======== GIVEN INFORMATION ========
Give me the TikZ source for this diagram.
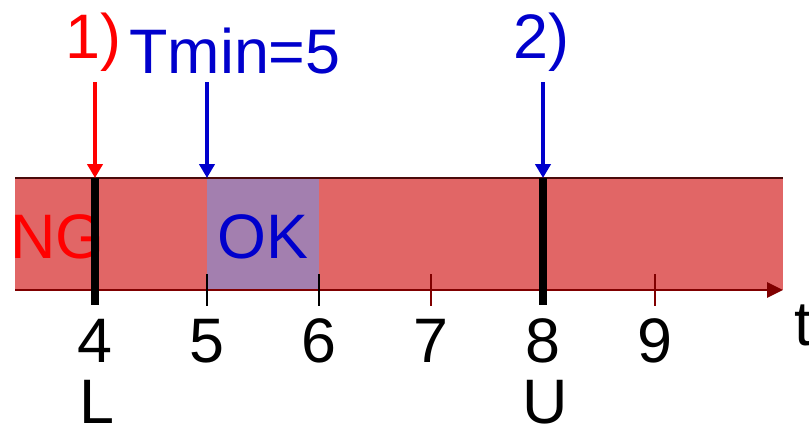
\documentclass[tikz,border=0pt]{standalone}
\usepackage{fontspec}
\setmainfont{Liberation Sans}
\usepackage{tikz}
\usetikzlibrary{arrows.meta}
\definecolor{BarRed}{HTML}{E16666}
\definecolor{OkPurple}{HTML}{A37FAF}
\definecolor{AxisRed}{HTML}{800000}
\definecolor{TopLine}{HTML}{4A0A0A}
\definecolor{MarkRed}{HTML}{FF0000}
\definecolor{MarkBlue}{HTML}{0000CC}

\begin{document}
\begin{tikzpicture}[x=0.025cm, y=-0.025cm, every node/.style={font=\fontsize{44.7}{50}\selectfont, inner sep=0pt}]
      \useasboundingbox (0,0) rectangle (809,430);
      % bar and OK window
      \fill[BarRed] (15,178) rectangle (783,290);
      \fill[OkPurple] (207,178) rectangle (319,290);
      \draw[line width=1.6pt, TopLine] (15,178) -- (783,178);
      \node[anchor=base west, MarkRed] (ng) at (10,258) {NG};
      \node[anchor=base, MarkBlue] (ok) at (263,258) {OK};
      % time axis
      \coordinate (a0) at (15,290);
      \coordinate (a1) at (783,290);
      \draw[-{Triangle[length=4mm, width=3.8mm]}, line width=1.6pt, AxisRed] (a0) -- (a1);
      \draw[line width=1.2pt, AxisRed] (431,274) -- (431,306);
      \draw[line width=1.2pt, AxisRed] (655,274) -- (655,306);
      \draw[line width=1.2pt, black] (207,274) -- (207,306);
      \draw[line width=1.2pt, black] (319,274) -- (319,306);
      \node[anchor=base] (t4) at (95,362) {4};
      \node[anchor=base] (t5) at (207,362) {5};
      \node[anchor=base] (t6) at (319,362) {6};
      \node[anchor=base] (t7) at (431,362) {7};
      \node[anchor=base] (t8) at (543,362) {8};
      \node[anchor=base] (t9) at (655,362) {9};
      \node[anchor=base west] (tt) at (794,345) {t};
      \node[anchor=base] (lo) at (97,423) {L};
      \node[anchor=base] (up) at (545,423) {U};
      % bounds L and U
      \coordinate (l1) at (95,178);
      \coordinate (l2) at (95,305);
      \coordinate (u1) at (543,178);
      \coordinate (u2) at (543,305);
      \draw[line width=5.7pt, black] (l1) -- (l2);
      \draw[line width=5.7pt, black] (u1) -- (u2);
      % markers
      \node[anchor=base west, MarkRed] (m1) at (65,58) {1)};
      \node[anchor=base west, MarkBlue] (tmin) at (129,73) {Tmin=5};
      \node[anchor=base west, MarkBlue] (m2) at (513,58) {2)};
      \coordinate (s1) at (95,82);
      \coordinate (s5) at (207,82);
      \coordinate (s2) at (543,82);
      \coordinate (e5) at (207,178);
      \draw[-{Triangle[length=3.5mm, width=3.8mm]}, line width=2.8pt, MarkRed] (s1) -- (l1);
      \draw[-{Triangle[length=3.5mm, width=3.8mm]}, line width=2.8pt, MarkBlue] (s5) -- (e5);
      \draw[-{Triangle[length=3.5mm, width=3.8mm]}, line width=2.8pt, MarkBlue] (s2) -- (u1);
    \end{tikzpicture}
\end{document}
========
- _REQUIRED WORK_: Omit the pictures, then quote the rest of the material above exactly.

- _ANSWER TO THE PROBLEM_:
Give me the TikZ source for this diagram.
\documentclass[tikz,border=0pt]{standalone}
\usepackage{fontspec}
\setmainfont{Liberation Sans}
\usepackage{tikz}
\usetikzlibrary{arrows.meta}
\definecolor{BarRed}{HTML}{E16666}
\definecolor{OkPurple}{HTML}{A37FAF}
\definecolor{AxisRed}{HTML}{800000}
\definecolor{TopLine}{HTML}{4A0A0A}
\definecolor{MarkRed}{HTML}{FF0000}
\definecolor{MarkBlue}{HTML}{0000CC}

\begin{document}
\begin{tikzpicture}[x=0.025cm, y=-0.025cm, every node/.style={font=\fontsize{44.7}{50}\selectfont, inner sep=0pt}]
      \useasboundingbox (0,0) rectangle (809,430);
      % bar and OK window
      \fill[BarRed] (15,178) rectangle (783,290);
      \fill[OkPurple] (207,178) rectangle (319,290);
      \draw[line width=1.6pt, TopLine] (15,178) -- (783,178);
      \node[anchor=base west, MarkRed] (ng) at (10,258) {NG};
      \node[anchor=base, MarkBlue] (ok) at (263,258) {OK};
      % time axis
      \coordinate (a0) at (15,290);
      \coordinate (a1) at (783,290);
      \draw[-{Triangle[length=4mm, width=3.8mm]}, line width=1.6pt, AxisRed] (a0) -- (a1);
      \draw[line width=1.2pt, AxisRed] (431,274) -- (431,306);
      \draw[line width=1.2pt, AxisRed] (655,274) -- (655,306);
      \draw[line width=1.2pt, black] (207,274) -- (207,306);
      \draw[line width=1.2pt, black] (319,274) -- (319,306);
      \node[anchor=base] (t4) at (95,362) {4};
      \node[anchor=base] (t5) at (207,362) {5};
      \node[anchor=base] (t6) at (319,362) {6};
      \node[anchor=base] (t7) at (431,362) {7};
      \node[anchor=base] (t8) at (543,362) {8};
      \node[anchor=base] (t9) at (655,362) {9};
      \node[anchor=base west] (tt) at (794,345) {t};
      \node[anchor=base] (lo) at (97,423) {L};
      \node[anchor=base] (up) at (545,423) {U};
      % bounds L and U
      \coordinate (l1) at (95,178);
      \coordinate (l2) at (95,305);
      \coordinate (u1) at (543,178);
      \coordinate (u2) at (543,305);
      \draw[line width=5.7pt, black] (l1) -- (l2);
      \draw[line width=5.7pt, black] (u1) -- (u2);
      % markers
      \node[anchor=base west, MarkRed] (m1) at (65,58) {1)};
      \node[anchor=base west, MarkBlue] (tmin) at (129,73) {Tmin=5};
      \node[anchor=base west, MarkBlue] (m2) at (513,58) {2)};
      \coordinate (s1) at (95,82);
      \coordinate (s5) at (207,82);
      \coordinate (s2) at (543,82);
      \coordinate (e5) at (207,178);
      \draw[-{Triangle[length=3.5mm, width=3.8mm]}, line width=2.8pt, MarkRed] (s1) -- (l1);
      \draw[-{Triangle[length=3.5mm, width=3.8mm]}, line width=2.8pt, MarkBlue] (s5) -- (e5);
      \draw[-{Triangle[length=3.5mm, width=3.8mm]}, line width=2.8pt, MarkBlue] (s2) -- (u1);
    \end{tikzpicture}
\end{document}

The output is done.